У меня никогда не было вкуса к новости, свойственного журналисту. В Пьере Лазарефф, несравненном организаторе, меня восхищали талант, манера существовать, совершенно мне чуждые. Ради чего, если не ради сенсации, проявлять нетерпение, получая информацию на несколько часов раньше других? Если такая новость важна, то всегда будет время поразмышлять над ней; если же она важной не является, то зачем горячиться?
Подозревали ли меня в том, что я сверху вниз смотрел на профессионалов? Может быть, но в данном случае — несправедливо. Почему мне следовало бы презирать вкупе всех этих мужчин и женщин, рискну сказать, всех этих юношей и девушек, настолько они казались мне молодыми, если можно так выразиться, благодаря профессии. В редакциях, которые я посещал, некоторые мне нравились, другие — нравились меньше: одни мне весьма симпатизировали, другие — нет. Когда я руководил очень маленькой командой в «Фигаро», отвечавшей за освещение вопросов экономики, то редакторы не сетовали на наши еженедельные беседы. Вместе с Роже Массипом я вел рубрику иностранной политики, риск появления трений возникал ежедневно, однако наше сотрудничество было безоблачным. Те сотрудники «Фигаро», которые выносили мою персону хуже, чем остальные — М. Габийи или Ж. Грио, могли, убежден, упрекнуть меня лишь в том, что я был таким, каков есть.
X
РАЗДЕЛ ЕВРОПЫ
Вскоре после капитуляции Третьего рейха у меня сложилось общее представление о европейской, если не о планетарной, обстановке. Часто я изумлял моих собеседников в «Пуэн де вю», утверждая, что Германия останется разделенной по меньшей мере в течение жизни одного поколения. Двадцать лет спустя я снова с охотой держал то же самое пари. Более того, германская опасность, такая, какой французы познали ее в период между 1870 и 1945 годами, принадлежала прошлому. Когда Рейх, это серединное государство Европы, занимал первое место на континенте, он чувствовал себя в окружении и одновременно представлял угрозу, нависавшую как над его восточным соседом, так и над западным. Угроза являлась реальной, ибо невозможно было сомневаться в том, что Рейх легко справится с каждым из своих соседей по отдельности. Франции приходилось идти на союз, который уравновешивал бы германскую мощь. Но вот франко-русский союз 176, а затем великий союз англо-американцев и русских 177 сдавили Рейх, второй или третий, стальным кольцом. После 1945 года, когда у Германии отрезали территории на востоке, когда часть ее народа оказалась в подчинении у советского режима, она больше не обладала ресурсами, превосходящими ресурсы своего славянского соседа, Советского Союза, установившего господство над странами, ранее отделявшими его от Германии; тем более она отныне не превосходила по силе, как это было в 1940 году, Францию или франко-английский союз; сверх того, западный союз теперь включал Соединенные Штаты. Германия — придаток Запада — более не имела веса перед лицом гиганта Нового Света.

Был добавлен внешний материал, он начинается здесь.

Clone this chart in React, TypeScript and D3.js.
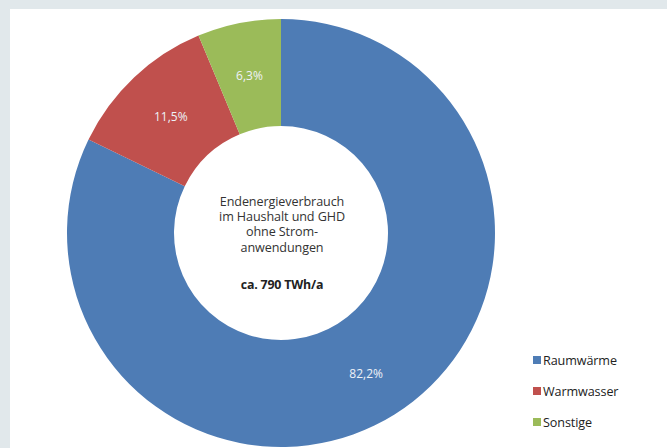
import React from "react";
import * as d3 from "d3";

const categories = ["Raumwärme", "Warmwasser", "Sonstige"];
const shares = [82.2, 11.5, 6.3];
const shareLabels = ["82,2%", "11,5%", "6,3%"];
const colors = ["#4e7cb5", "#c0504d", "#9bbb59"];
const centerLines = ["Endenergieverbrauch", "im Haushalt und GHD", "ohne Strom-", "anwendungen"];
const centerTotal = "ca. 790 TWh/a";

const W = 667;
const H = 448;
const cx = 281;
const cy = 233;
const outerR = 214;
const innerR = 107;

export default function App() {
  const pie = d3.pie<number>().sort(null).value((d) => d);
  const arcs = pie(shares);
  const arc = d3.arc<d3.PieArcDatum<number>>().innerRadius(innerR).outerRadius(outerR);
  const legendY = d3.scalePoint<string>().domain(categories).range([360, 422]);
  const lineY = d3.scaleLinear().domain([0, 3]).range([201, 247]);

  return (
    <svg
      width={W}
      height={H}
      style={{ position: "fixed", left: 0, top: 0, display: "block" }}
      fontFamily="'Open Sans', sans-serif"
    >
      <rect x={0} y={0} width={W} height={H} fill="#e1e8eb" />
      <rect x={10} y={9} width={W - 10} height={H - 9} fill="#ffffff" />
      <g transform={`translate(${cx},${cy})`}>
        {arcs.map((a, i) => (
          <path key={categories[i]} d={arc(a) || ""} fill={colors[i]} />
        ))}
        {arcs.map((a, i) => {
          const [x, y] = arc.centroid(a);
          return (
            <text
              key={"l" + i}
              x={x}
              y={y + (i === 0 ? 4 : 0)}
              textAnchor="middle"
              dominantBaseline="central"
              fill="#eef2f7"
              fontSize={12}
            >
              {shareLabels[i]}
            </text>
          );
        })}
      </g>
      {centerLines.map((t, i) => (
        <text
          key={t}
          x={cx + 1}
          y={lineY(i)}
          textAnchor="middle"
          dominantBaseline="central"
          fill="#333333"
          fontSize={12.6}
          letterSpacing={-0.1}
        >
          {t}
        </text>
      ))}
      <text
        x={cx + 1}
        y={284}
        textAnchor="middle"
        dominantBaseline="central"
        fill="#222222"
        fontSize={12.4}
        fontWeight="bold"
        letterSpacing={-0.2}
      >
        {centerTotal}
      </text>
      {categories.map((c, i) => (
        <g key={c} transform={`translate(533,${legendY(c)})`}>
          <rect x={0} y={-4} width={8} height={8} fill={colors[i]} />
          <text x={10} y={0} dominantBaseline="central" fill="#222222" fontSize={12.6} letterSpacing={-0.1}>
            {c}
          </text>
        </g>
      ))}
    </svg>
  );
}
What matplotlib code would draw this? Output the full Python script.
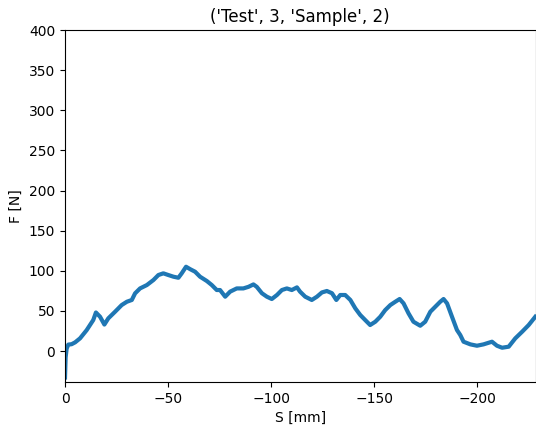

В краткосрочном плане, по меньшей мере в течение двух десятилетий, Западная Германия будет, вероятно, по необходимости входить, желают этого французы или не желают, в тот же лагерь, что и Франция, — в западный, или демократический, лагерь. Очевидно, французы и немцы неизбежно покорятся общей судьбе или выберут такую судьбу. Доводы рассудка сталкивались с волнениями сердца. Разве я не написал во время войны несколько статей, которые можно назвать антигерманскими, а не только лишь антигитлеровскими? Правда, их было немного. Мне принадлежат также статьи, возможно, сегодня кажущиеся смехотворными, в них предлагались меры предосторожности против «германской опасности» былых времен. Но сразу же после Освобождения, во всяком случае сразу же после окончания войны, раздел Европы, «железный занавес», расширение Польши вплоть до линии Одер — Нейсе раз и навсегда избавили меня от картин прошлого. Благодаря уловке Разума появилась еще одна возможность воплотить в жизнь мечту моей юности — франко-германское примирение. На этот раз такую возможность не следовало упустить. Когда в первый раз после войны, в 1946 году, я снова увидел Германию, то испытал отвращение к оккупационному режиму и стыд за «ковровые бомбардировки», противоречащие законам войны, превратившие в развалины целые города, при том что военная польза от этих бомбардировок не шла ни в какое сравнение с потерями, понесенными населением.